Le dévasement s'accompagne toujours d'une perte d'eau inévitable. Jusqu'à nos jours, les meilleurs rendements font état de 1 m3 d'eau perdu pour le même volume de boue extraite. Un premier essai au monde avec une perte d'eau presque nulle a eu lieu au barrage Foum El Ghourza dans la wilaya de Biskra.
La technique consiste tout simplement en un aménagement adéquat. Une succession de bassins de décantation sont creusés plus en amont du barrage à dévaser. Les boues extraites sont déposées dans ces bassins, et après décantation, les eaux sont acheminées gravitairement vers leur lieu d'origine.
Entre 2004 et 2006 au total et pour une première phase, 4 millions de m3 de boue ont été dévasées. La deuxième phase qui va durer elle aussi deux ans est toujours en cours au barrage de Foum El Ghourza. Pour rappel, certains exploitants de barrages utilisaient la méthode de l'évacuation périodique des eaux (la chasse). Les spécialistes déconseillent le recours à ce procédé dans les pays arides et semi-arides suite au temps important de remplissage de l'ouvrage.

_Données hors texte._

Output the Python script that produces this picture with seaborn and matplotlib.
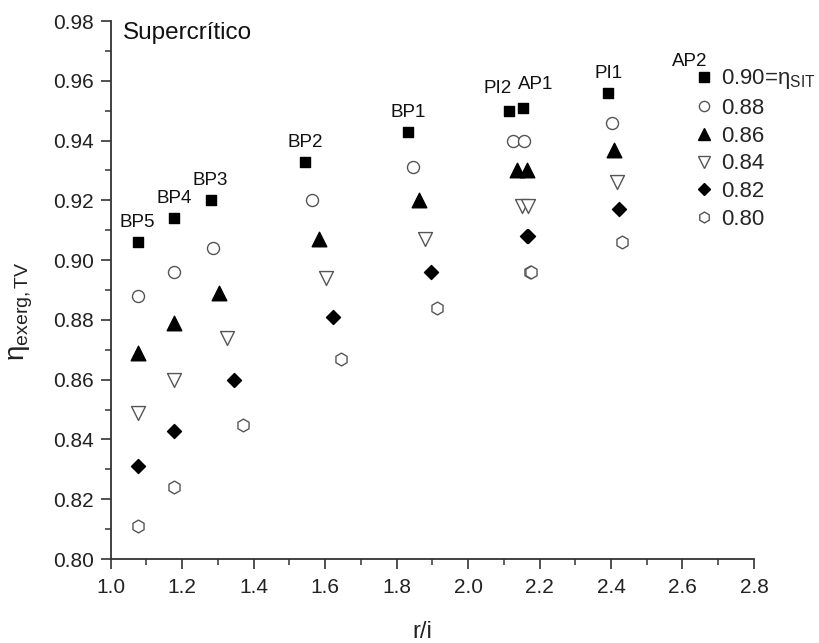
import numpy as np
import pandas as pd
import matplotlib
matplotlib.use("Agg")
import matplotlib.pyplot as plt
from matplotlib.lines import Line2D
from matplotlib.ticker import MultipleLocator, FormatStrFormatter
import seaborn as sns

# Operating points (labels drawn above the 0.90 series)
points = ["BP5", "BP4", "BP3", "BP2", "BP1", "PI2", "AP1", "PI1"]

# Isentropic turbine efficiency series: r/i and exergetic efficiency
eta_sit = ["0.90", "0.88", "0.86", "0.84", "0.82", "0.80"]

x_090 = [1.076, 1.178, 1.280, 1.544, 1.832, 2.115, 2.154, 2.392]
y_090 = [0.906, 0.914, 0.920, 0.933, 0.943, 0.950, 0.951, 0.956]
x_088 = [1.076, 1.178, 1.286, 1.563, 1.846, 2.126, 2.157, 2.403]
y_088 = [0.888, 0.896, 0.904, 0.920, 0.931, 0.940, 0.940, 0.946]
x_086 = [1.076, 1.178, 1.304, 1.584, 1.863, 2.137, 2.165, 2.408]
y_086 = [0.869, 0.879, 0.889, 0.907, 0.920, 0.930, 0.930, 0.937]
x_084 = [1.076, 1.178, 1.325, 1.603, 1.880, 2.151, 2.168, 2.417]
y_084 = [0.849, 0.860, 0.874, 0.894, 0.907, 0.918, 0.918, 0.926]
x_082 = [1.076, 1.178, 1.345, 1.623, 1.897, 2.165, 2.168, 2.422]
y_082 = [0.831, 0.843, 0.860, 0.881, 0.896, 0.908, 0.908, 0.917]
x_080 = [1.076, 1.178, 1.370, 1.644, 1.913, 2.173, 2.176, 2.431]
y_080 = [0.811, 0.824, 0.845, 0.867, 0.884, 0.896, 0.896, 0.906]

xs = [x_090, x_088, x_086, x_084, x_082, x_080]
ys = [y_090, y_088, y_086, y_084, y_082, y_080]

legend_labels = [r"0.90=$\eta_{\mathrm{SIT}}$", "0.88", "0.86", "0.84", "0.82", "0.80"]

sns.set_style("ticks")
plt.rcParams["font.family"] = ["Liberation Sans", "DejaVu Sans"]
plt.rcParams["mathtext.fontset"] = "custom"
plt.rcParams["mathtext.rm"] = "Liberation Sans"
plt.rcParams["mathtext.it"] = "Liberation Sans:italic"
plt.rcParams["mathtext.default"] = "rm"

frames = []
for lab, xv, yv in zip(eta_sit, xs, ys):
    frames.append(pd.DataFrame({"ri": xv, "eta": yv, "sit": lab, "point": points}))
df = pd.concat(frames, ignore_index=True)

# marker, size (pt^2), face colour per series
styles = {
    "0.90": ("s", 60, "black"),
    "0.88": ("o", 75, "white"),
    "0.86": ("^", 110, "black"),
    "0.84": ("v", 100, "white"),
    "0.82": ("D", 51, "black"),
    "0.80": ("h", 85, "white"),
}
edge_open = "#555555"

fig = plt.figure(figsize=(8.2, 6.43), dpi=100)
ax = fig.add_axes([0.1348, 0.1306, 0.7847, 0.8367])

for lab in eta_sit:
    m, s, fc = styles[lab]
    ec = "black" if fc == "black" else edge_open
    sub = df[df["sit"] == lab]
    sns.scatterplot(data=sub, x="ri", y="eta", marker=m, s=s, color=fc,
                    edgecolor=ec, linewidth=1.0, ax=ax, legend=False, zorder=3)

ax.set_xlim(1.0, 2.8)
ax.set_ylim(0.80, 0.98)
ax.xaxis.set_major_locator(MultipleLocator(0.2))
ax.xaxis.set_minor_locator(MultipleLocator(0.1))
ax.yaxis.set_major_locator(MultipleLocator(0.02))
ax.yaxis.set_minor_locator(MultipleLocator(0.01))
ax.xaxis.set_major_formatter(FormatStrFormatter("%.1f"))
ax.yaxis.set_major_formatter(FormatStrFormatter("%.2f"))

axis_col = "#333333"
for side in ["top", "right"]:
    ax.spines[side].set_visible(False)
for side in ["left", "bottom"]:
    ax.spines[side].set_color(axis_col)
    ax.spines[side].set_linewidth(1.3)
ax.tick_params(which="major", direction="out", length=7, width=1.2,
               color=axis_col, labelsize=15, labelcolor="#222222", pad=5)
ax.tick_params(which="minor", direction="out", length=4.5, width=1.1, color=axis_col)
ax.tick_params(axis="x", which="major", pad=7)

ax.set_xlabel("r/i", fontsize=17, color="#222222")
ax.xaxis.set_label_coords(0.484, -0.115)
ax.set_ylabel(r"$\eta_{\mathrm{exerg,TV}}$", fontsize=20, color="#222222")
ax.yaxis.set_label_coords(-0.118, 0.46)

ax.text(0.019, 0.978, "Supercrítico", transform=ax.transAxes, fontsize=17.5,
        ha="left", va="center", color="#111111")

# point labels above the 0.90 markers
offsets = {"PI2": (-8, 16), "AP1": (9, 17)}
for p, xv, yv in zip(points, x_090, y_090):
    dx, dy = offsets.get(p, (0, 14))
    ax.annotate(p, (xv, yv), xytext=(dx, dy), textcoords="offset points",
                ha="center", va="center", fontsize=13.5, color="#111111")
ax.text(2.621, 0.9663, "AP2", ha="center", va="center", fontsize=13.5, color="#111111")

handles = []
for lab, txt in zip(eta_sit, legend_labels):
    m, s, fc = styles[lab]
    ec = "black" if fc == "black" else edge_open
    handles.append(Line2D([], [], linestyle="none", marker=m, markersize=np.sqrt(s) * 0.85,
                          markerfacecolor=fc, markeredgecolor=ec, markeredgewidth=1.0,
                          label=txt))
ax.legend(handles=handles, loc="upper left", bbox_to_anchor=(0.906, 0.914),
          frameon=False, fontsize=16, handlelength=0.95, handletextpad=0.3,
          labelspacing=0.3, borderpad=0, borderaxespad=0)

fig.savefig("out.png", dpi=100)
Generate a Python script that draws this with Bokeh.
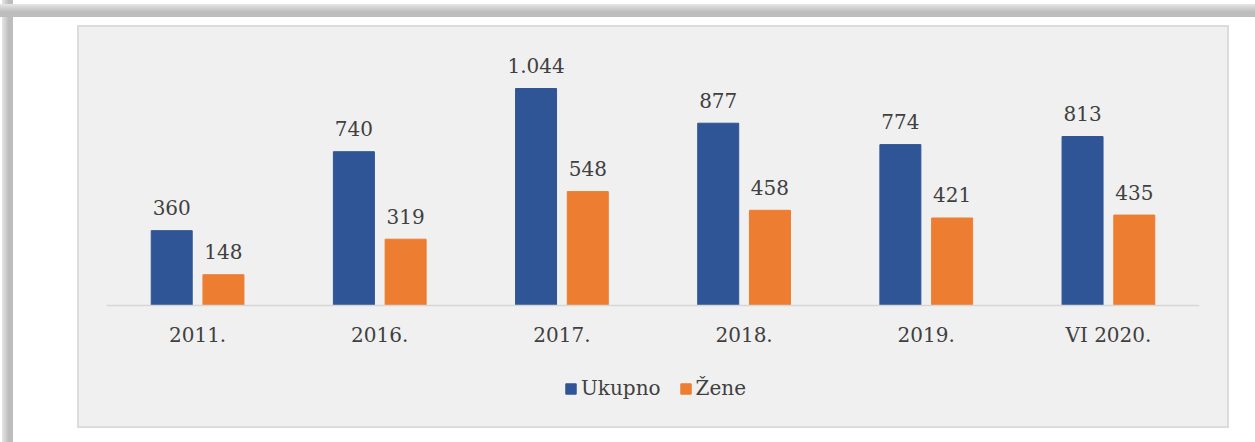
from bokeh.plotting import figure
from bokeh.models import (ColumnDataSource, FactorRange, Range1d, Legend, LegendItem)
from bokeh.transform import dodge
from bokeh.core.properties import value
from bokeh.embed import file_html
from bokeh.resources import INLINE

categories = ["2011.", "2016.", "2017.", "2018.", "2019.", "VI 2020."]
ukupno = [360, 740, 1044, 877, 774, 813]
zene = [148, 319, 548, 458, 421, 435]


def fmt(v):
    return f"{v:,}".replace(",", ".")


src = ColumnDataSource(dict(
    cat=categories,
    ukupno=ukupno,
    zene=zene,
    ukupno_lbl=[fmt(v) for v in ukupno],
    zene_lbl=[fmt(v) for v in zene],
))

BLUE = "#2f5597"
ORANGE = "#ed7d31"
TXT = "#404040"
FONT = "DejaVu Serif"

W, H = 1255, 442
# frame spans from the top margin down to the legend; baseline (0) sits 125px above frame bottom
p = figure(width=W, height=H, output_backend="svg", toolbar_location=None,
           x_range=FactorRange(*categories, range_padding=0),
           y_range=Range1d(-601.5, 1275),
           min_border_left=106, min_border_right=56, min_border_top=40, min_border_bottom=12)

p.background_fill_alpha = 0
p.border_fill_alpha = 0
p.outline_line_color = None
p.grid.visible = False
p.yaxis.visible = False

# page decoration: grey frame band, white sheet, light grey chart panel
p.styles = {
    "background": (
        "linear-gradient(to bottom,#e6e6e6,#bdbdbd 60%,#bdbdbd) 0 4px/100% 13px no-repeat,"
        "linear-gradient(to right,#e6e6e6,#bdbdbd 60%,#bdbdbd) 2px 0/11px 100% no-repeat,"
        "linear-gradient(#f0f0f0,#f0f0f0) 79px 27px/1148px 399px no-repeat,"
        "linear-gradient(#dcdcdc,#dcdcdc) 77px 25px/1152px 403px no-repeat,"
        "white"
    )
}

off = 0.142
bw = 0.225
r1 = p.vbar(x=dodge("cat", -off, range=p.x_range), top="ukupno", width=bw, source=src,
            fill_color=BLUE, line_color=BLUE)
r2 = p.vbar(x=dodge("cat", off, range=p.x_range), top="zene", width=bw, source=src,
            fill_color=ORANGE, line_color=ORANGE)

for col, o in (("ukupno", -off), ("zene", off)):
    p.text(x=dodge("cat", o, range=p.x_range), y=col, text=col + "_lbl", source=src,
           text_align="center", text_baseline="alphabetic", y_offset=-23,
           text_font=value(FONT), text_font_size="20px", text_color=TXT)

ax = p.xaxis[0]
ax.fixed_location = 0
ax.axis_line_color = "#d6d6d6"
ax.axis_line_width = 1.5
ax.major_tick_line_color = None
ax.minor_tick_line_color = None
ax.major_label_text_font = FONT
ax.major_label_text_font_size = "20px"
ax.major_label_text_color = TXT
ax.major_label_standoff = 12

legend = Legend(items=[LegendItem(label="Ukupno", renderers=[r1]),
                       LegendItem(label="Žene", renderers=[r2])],
                orientation="horizontal", location=(458, 30),
                background_fill_alpha=0, border_line_alpha=0,
                glyph_width=13, glyph_height=13, label_standoff=4, spacing=18,
                label_text_font=FONT, label_text_font_size="20px", label_text_color=TXT,
                padding=0, margin=0)
p.add_layout(legend, "center")

open("out.html", "w").write(file_html(p, INLINE))
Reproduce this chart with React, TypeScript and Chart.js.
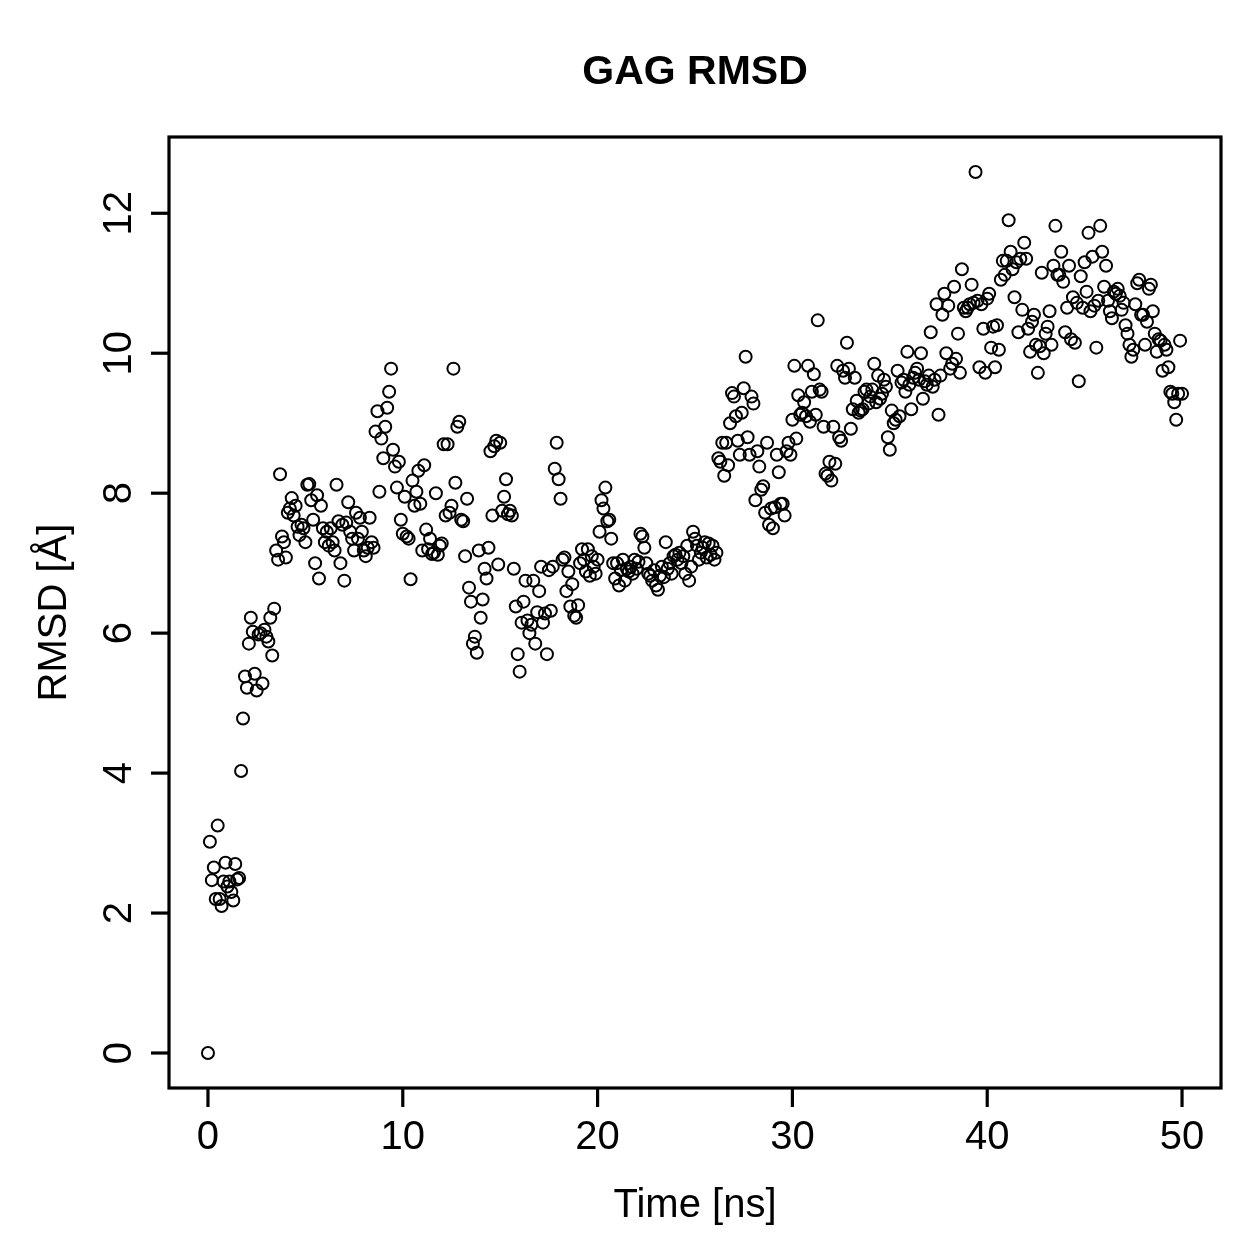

Une dernière technique pour lutter contre l'envasement est celle du soutirage. Son application est cependant réservée à certains sites qui, de par leur configuration, permettent l'apparition de ce que les spécialistes appellent les courants de densité: une sorte de mixture de boue et des eaux, se propagent au fond des retenues et dont le courant au cours de sa propagation présente le caractère d'individualité, donc ne se mélange que dans des proportions très faibles avec les eaux claires.
Les courants de densité sont ainsi très concentrés en sédiments, d'où la maîtrise de ce phénomène qui permet, le moment opportun, d'ouvrir les vannes de fond et de dégager ainsi le maximum de sédiments avec un minimum d'eau. Le barrage d'Ighil Emda est parmi les premiers au monde à avoir été équipé d'un dispositif installé spécialement pour le soutirage des sédiments.
Le Pr B.Remini insista sur le fait que tous les exploitants de barrages et les ingénieurs devront maîtriser cette technique des courants de densité. Selon notre interlocuteur, grâce à l'application avec succès de cette technique la durée de vie du barrage d'Ighil Emda est ainsi multipliée par trois. Par ailleurs, la valorisation des boues a pris son petit bonhomme de chemin. Des briques, des tuiles et des oeuvres artisanales de bonne qualité ont été ainsi réalisées suite aux différentes analyses physico-chimiques des boues.
Les problèmes écologiques, si cette valorisation passe à l'échelle industrielle, seront à jamais bannis. De petites unités de briqueterie mobiles et déplaçables pourront s'installer à proximité des grands ouvrages. Des postes d'emploi seront ainsi créés et l'écologie préservée.
La lutte contre l'envasement des barrages en Algérie doit revêtir une dimension nationale tant les enjeux sont énormes. Tous les spécialistes s'accordent à dire que les pays du Maghreb, d'ici à 2025, connaîtront des problèmes aigus d'eau. Autant, dès maintenant, penser à une stratégie globale de préservation de nos barrages contre ce grave problème de l'envasement.